*To be done*: Print the lines starting at the line containing "Emit a component" and ending at the line containing "import * as", exactly and in full, without the pictures.

──────

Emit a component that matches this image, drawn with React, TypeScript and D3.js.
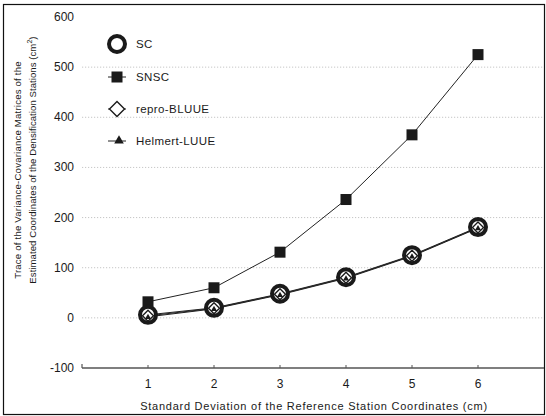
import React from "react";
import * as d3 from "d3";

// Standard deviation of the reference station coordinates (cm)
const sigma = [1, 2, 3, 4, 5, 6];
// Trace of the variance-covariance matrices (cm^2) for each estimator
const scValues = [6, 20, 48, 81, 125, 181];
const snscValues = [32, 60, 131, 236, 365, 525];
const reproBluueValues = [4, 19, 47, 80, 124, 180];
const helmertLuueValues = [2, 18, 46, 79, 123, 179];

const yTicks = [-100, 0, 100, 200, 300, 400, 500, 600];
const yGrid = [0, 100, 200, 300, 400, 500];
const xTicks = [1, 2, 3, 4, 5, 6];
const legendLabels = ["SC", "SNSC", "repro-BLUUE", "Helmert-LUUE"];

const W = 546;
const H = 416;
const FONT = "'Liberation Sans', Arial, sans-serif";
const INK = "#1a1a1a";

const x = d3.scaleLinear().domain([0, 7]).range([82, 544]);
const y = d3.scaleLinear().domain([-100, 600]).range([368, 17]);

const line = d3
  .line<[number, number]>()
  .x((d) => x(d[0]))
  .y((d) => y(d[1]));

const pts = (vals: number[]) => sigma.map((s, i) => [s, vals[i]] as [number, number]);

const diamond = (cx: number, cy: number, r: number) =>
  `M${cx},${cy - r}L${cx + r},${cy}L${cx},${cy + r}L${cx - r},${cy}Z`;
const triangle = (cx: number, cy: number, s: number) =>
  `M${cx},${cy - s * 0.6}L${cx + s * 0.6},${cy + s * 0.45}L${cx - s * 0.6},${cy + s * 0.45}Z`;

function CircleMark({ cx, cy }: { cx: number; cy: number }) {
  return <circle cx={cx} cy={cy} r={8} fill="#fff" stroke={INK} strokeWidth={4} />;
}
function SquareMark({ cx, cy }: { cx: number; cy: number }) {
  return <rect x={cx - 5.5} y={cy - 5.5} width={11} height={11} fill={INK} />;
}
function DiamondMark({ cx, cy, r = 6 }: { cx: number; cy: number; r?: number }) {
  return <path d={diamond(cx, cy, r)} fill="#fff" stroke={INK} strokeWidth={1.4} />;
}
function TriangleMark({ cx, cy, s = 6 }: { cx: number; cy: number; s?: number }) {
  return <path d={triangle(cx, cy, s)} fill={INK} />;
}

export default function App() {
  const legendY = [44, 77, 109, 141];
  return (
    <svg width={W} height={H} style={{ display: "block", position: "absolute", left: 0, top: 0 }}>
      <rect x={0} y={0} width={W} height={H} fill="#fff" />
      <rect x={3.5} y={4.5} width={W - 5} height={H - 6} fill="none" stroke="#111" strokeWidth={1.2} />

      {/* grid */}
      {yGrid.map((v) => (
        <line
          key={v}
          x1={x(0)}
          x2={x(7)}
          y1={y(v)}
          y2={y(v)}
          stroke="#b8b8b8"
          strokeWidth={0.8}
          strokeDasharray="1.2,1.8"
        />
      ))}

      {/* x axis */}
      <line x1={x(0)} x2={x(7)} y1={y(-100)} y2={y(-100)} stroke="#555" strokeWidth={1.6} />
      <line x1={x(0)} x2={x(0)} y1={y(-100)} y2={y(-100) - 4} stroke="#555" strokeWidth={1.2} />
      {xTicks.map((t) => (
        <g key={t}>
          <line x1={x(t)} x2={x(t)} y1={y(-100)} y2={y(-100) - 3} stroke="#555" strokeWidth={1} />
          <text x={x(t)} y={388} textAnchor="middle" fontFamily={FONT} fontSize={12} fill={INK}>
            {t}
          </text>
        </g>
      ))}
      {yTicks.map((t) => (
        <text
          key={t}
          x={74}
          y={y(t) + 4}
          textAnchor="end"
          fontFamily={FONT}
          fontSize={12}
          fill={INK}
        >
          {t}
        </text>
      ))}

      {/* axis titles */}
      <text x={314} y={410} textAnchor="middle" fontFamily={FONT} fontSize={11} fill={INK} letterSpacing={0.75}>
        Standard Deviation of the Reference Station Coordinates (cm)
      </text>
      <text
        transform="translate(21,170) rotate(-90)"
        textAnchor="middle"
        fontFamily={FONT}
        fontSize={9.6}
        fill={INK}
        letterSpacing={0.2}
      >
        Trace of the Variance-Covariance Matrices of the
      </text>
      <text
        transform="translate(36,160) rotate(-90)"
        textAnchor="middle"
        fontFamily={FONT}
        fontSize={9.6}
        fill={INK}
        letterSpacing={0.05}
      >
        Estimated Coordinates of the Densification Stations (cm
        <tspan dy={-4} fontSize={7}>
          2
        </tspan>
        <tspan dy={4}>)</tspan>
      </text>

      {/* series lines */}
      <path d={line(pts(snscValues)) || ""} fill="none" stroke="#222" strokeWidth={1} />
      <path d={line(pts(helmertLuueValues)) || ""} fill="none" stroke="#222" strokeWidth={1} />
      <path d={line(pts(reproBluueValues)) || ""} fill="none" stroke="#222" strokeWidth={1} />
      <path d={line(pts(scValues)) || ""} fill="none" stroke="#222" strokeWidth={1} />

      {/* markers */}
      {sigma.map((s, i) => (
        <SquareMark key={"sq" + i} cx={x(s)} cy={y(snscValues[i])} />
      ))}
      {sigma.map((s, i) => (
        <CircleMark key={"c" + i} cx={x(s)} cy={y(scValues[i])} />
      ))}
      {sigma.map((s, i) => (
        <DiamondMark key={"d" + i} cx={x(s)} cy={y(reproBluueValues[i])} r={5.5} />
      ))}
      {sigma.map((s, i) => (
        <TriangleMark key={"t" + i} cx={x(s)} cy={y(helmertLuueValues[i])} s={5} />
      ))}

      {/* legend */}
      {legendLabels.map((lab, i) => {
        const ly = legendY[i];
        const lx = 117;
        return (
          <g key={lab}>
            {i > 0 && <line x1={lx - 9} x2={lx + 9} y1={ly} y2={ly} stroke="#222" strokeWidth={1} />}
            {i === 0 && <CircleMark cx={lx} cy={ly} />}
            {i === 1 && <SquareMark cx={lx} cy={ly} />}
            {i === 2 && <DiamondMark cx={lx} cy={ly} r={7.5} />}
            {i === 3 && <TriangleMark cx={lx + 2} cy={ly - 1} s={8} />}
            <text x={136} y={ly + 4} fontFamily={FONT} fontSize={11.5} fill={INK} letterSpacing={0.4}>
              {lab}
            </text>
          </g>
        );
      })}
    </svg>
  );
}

──────

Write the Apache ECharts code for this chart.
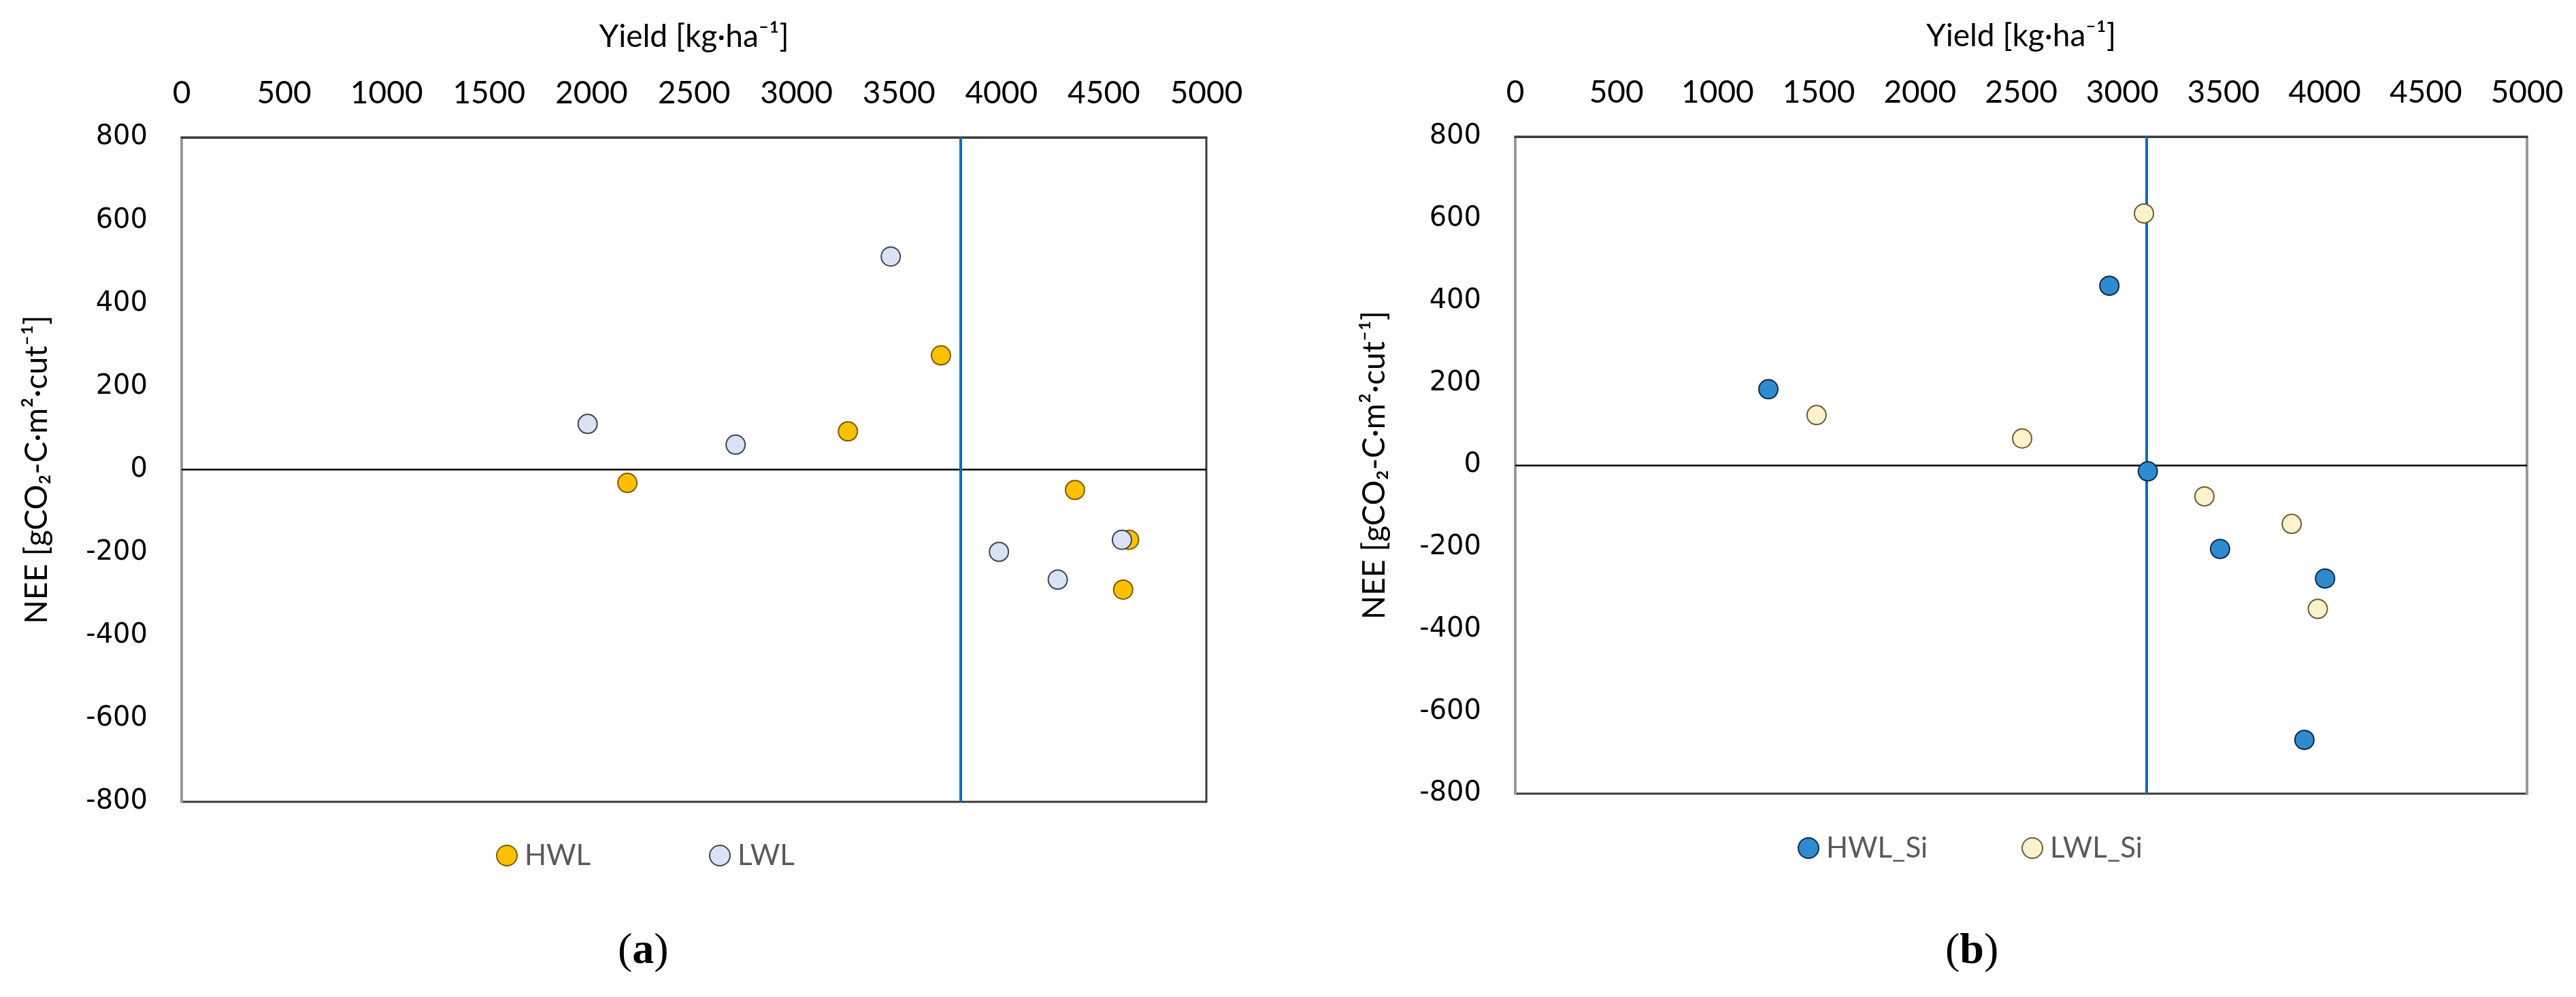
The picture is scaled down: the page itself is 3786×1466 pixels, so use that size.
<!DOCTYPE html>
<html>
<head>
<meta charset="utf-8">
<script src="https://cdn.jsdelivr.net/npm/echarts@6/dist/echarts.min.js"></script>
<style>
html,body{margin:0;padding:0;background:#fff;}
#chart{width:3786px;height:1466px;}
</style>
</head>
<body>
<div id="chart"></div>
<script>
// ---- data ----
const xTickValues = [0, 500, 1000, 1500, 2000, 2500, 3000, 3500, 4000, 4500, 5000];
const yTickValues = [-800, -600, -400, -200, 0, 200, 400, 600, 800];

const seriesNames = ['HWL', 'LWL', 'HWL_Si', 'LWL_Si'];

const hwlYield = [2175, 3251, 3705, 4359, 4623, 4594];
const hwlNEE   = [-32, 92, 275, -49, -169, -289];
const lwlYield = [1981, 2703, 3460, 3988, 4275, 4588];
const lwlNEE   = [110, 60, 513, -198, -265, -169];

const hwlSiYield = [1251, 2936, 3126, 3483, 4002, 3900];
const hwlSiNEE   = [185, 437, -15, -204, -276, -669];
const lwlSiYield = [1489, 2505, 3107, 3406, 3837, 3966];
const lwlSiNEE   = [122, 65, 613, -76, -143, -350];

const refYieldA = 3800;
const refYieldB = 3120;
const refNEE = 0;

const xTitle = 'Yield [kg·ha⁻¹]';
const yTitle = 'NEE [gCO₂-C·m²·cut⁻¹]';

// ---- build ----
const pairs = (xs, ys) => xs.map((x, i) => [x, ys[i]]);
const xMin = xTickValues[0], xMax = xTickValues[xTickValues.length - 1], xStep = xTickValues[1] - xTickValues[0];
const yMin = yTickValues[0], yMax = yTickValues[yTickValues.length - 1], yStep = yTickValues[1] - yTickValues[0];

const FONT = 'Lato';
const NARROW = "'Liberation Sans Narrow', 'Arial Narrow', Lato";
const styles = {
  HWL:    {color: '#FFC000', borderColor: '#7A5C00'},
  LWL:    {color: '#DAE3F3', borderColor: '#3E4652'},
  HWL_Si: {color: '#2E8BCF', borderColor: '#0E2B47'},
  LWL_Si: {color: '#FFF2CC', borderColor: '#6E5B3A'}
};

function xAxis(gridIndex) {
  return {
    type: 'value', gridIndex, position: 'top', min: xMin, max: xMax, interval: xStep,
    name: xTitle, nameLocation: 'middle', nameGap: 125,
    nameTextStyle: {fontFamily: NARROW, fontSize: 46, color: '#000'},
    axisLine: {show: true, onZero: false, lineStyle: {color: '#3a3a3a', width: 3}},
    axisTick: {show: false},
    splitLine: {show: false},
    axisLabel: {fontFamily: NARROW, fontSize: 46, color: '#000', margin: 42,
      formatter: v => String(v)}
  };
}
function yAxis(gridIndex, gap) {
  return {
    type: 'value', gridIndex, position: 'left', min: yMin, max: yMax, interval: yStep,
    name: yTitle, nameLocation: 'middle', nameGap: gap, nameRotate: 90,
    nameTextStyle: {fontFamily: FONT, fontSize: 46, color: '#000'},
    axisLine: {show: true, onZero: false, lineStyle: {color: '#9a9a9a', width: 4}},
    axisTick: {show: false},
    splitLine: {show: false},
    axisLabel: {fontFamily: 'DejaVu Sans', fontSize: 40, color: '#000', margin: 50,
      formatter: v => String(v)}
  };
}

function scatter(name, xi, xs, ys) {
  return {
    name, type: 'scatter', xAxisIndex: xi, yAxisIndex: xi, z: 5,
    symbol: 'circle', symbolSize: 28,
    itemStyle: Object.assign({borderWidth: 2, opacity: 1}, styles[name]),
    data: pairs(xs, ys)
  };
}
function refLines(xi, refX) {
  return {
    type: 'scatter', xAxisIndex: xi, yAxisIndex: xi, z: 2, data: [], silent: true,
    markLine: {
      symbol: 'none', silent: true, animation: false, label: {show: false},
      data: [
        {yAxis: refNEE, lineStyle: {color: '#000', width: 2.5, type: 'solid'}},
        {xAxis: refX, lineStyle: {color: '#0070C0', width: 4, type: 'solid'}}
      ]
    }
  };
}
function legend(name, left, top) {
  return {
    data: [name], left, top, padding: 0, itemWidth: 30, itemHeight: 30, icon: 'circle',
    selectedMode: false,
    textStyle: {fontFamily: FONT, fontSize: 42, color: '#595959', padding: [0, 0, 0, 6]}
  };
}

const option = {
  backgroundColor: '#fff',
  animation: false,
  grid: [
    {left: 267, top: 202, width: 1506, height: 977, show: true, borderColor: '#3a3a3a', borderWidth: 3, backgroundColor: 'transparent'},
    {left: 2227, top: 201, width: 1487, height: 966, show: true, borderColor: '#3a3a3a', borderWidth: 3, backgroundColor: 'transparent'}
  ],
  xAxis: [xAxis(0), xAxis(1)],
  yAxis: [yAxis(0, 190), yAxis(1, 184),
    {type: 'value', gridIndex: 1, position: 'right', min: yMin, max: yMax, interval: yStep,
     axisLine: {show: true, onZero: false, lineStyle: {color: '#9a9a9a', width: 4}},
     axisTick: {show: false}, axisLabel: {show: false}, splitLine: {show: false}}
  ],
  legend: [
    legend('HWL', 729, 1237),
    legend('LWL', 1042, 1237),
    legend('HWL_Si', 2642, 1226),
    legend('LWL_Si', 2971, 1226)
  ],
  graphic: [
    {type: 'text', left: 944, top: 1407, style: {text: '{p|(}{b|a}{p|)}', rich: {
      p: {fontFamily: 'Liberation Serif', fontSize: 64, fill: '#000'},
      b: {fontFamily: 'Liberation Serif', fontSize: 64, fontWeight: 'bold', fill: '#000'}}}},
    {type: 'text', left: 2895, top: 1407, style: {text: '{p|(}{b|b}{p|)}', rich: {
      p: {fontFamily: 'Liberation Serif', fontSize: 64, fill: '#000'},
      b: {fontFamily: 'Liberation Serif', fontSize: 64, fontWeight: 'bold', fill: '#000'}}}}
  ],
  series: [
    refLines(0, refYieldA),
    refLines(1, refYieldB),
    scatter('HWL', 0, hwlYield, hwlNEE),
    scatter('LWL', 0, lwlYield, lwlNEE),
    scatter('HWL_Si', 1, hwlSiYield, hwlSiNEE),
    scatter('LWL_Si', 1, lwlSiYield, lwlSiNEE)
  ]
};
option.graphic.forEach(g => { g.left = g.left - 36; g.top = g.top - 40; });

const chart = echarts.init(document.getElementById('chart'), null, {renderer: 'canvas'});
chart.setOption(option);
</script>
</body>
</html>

──────

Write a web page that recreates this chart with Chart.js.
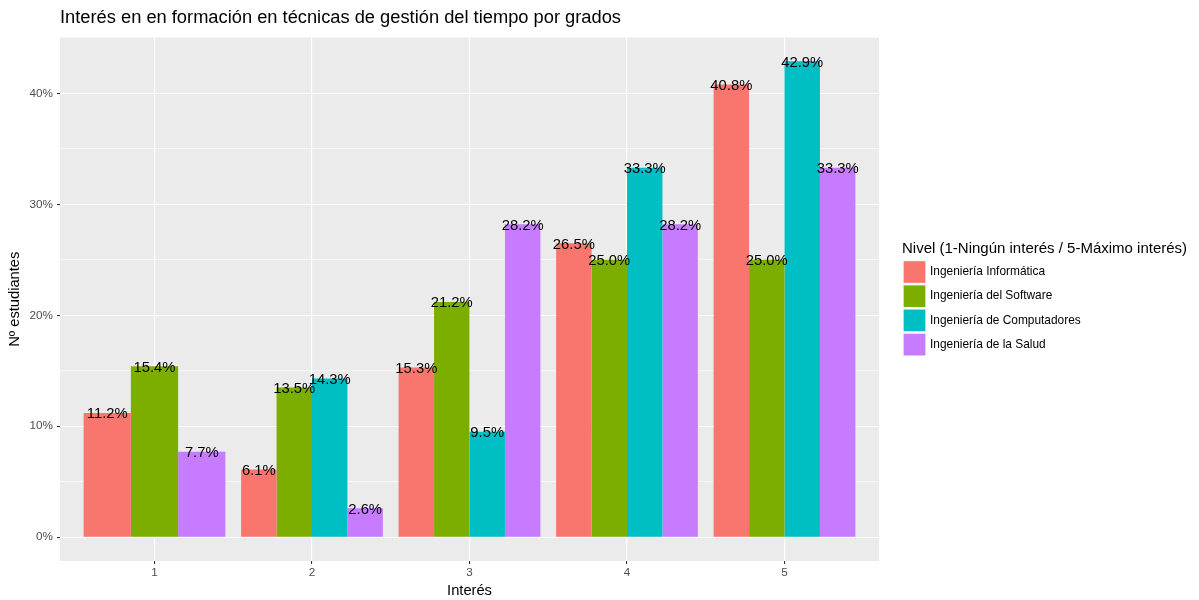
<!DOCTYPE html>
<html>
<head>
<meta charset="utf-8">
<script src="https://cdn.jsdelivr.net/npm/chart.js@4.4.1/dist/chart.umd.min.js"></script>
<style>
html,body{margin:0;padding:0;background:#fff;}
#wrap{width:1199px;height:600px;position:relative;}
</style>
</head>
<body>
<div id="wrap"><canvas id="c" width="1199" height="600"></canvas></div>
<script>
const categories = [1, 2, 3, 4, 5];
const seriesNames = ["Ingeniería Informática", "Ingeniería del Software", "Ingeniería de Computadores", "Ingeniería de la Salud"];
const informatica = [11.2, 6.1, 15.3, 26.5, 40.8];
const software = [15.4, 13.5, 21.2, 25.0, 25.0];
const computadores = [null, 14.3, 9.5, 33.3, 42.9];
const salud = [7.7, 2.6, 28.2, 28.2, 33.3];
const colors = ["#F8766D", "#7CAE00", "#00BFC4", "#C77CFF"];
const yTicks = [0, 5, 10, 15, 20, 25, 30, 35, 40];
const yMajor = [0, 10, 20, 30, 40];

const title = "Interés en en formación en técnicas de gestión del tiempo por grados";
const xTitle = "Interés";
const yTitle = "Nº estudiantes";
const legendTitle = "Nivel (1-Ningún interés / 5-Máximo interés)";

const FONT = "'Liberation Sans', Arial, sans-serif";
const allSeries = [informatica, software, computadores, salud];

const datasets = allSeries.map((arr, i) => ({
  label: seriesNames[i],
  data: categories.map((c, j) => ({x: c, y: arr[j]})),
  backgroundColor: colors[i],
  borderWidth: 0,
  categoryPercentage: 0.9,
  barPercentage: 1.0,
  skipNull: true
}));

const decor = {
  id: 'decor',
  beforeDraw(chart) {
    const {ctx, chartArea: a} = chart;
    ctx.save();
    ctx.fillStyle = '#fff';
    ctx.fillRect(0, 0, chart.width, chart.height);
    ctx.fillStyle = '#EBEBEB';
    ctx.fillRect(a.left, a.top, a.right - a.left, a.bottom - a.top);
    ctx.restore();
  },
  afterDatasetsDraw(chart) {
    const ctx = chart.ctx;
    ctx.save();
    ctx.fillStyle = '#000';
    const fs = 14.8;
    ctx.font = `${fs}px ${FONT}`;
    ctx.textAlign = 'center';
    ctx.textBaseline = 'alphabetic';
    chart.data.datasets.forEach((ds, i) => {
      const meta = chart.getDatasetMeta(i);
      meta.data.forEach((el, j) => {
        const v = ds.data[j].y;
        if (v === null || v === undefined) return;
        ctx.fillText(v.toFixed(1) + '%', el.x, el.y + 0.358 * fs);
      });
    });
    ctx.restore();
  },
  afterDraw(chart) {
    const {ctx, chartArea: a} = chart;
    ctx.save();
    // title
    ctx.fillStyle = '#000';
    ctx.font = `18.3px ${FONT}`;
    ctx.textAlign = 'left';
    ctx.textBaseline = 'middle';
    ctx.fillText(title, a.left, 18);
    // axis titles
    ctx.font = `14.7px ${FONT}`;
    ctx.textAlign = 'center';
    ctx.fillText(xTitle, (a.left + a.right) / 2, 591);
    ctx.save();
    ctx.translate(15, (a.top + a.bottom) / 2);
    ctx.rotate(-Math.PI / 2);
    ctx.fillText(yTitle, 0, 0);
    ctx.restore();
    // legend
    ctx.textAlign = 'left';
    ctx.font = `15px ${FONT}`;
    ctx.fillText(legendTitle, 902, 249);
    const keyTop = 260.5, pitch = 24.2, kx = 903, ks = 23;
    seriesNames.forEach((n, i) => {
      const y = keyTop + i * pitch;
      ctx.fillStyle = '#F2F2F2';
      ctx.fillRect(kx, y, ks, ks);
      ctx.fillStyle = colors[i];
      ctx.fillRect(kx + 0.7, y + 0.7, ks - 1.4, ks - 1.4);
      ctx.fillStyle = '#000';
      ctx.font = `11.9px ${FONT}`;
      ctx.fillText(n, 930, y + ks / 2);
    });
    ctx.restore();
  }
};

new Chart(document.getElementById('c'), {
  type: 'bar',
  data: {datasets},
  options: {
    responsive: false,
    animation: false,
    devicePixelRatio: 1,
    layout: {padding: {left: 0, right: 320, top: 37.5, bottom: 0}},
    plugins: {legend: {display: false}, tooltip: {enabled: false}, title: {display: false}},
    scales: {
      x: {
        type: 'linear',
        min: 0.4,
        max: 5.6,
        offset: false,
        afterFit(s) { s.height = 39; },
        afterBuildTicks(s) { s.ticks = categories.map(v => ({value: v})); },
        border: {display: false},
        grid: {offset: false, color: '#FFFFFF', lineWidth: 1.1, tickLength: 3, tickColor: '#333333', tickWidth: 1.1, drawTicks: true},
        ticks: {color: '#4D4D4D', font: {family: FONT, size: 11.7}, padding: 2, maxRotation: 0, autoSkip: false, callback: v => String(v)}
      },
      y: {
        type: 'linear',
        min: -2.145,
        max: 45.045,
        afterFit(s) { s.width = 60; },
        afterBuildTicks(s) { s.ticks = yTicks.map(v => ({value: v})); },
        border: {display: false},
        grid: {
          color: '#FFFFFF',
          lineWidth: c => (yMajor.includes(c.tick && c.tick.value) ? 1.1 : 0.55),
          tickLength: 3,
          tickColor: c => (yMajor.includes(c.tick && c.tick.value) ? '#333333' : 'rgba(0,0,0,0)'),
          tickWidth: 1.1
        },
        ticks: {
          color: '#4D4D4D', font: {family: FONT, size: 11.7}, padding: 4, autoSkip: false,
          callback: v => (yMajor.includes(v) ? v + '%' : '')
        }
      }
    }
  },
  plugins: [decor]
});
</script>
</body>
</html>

──────

*Solution to the exercise*:
Emit a component that matches this image, drawn with React, TypeScript and D3.js.
import React from "react";
import * as d3 from "d3";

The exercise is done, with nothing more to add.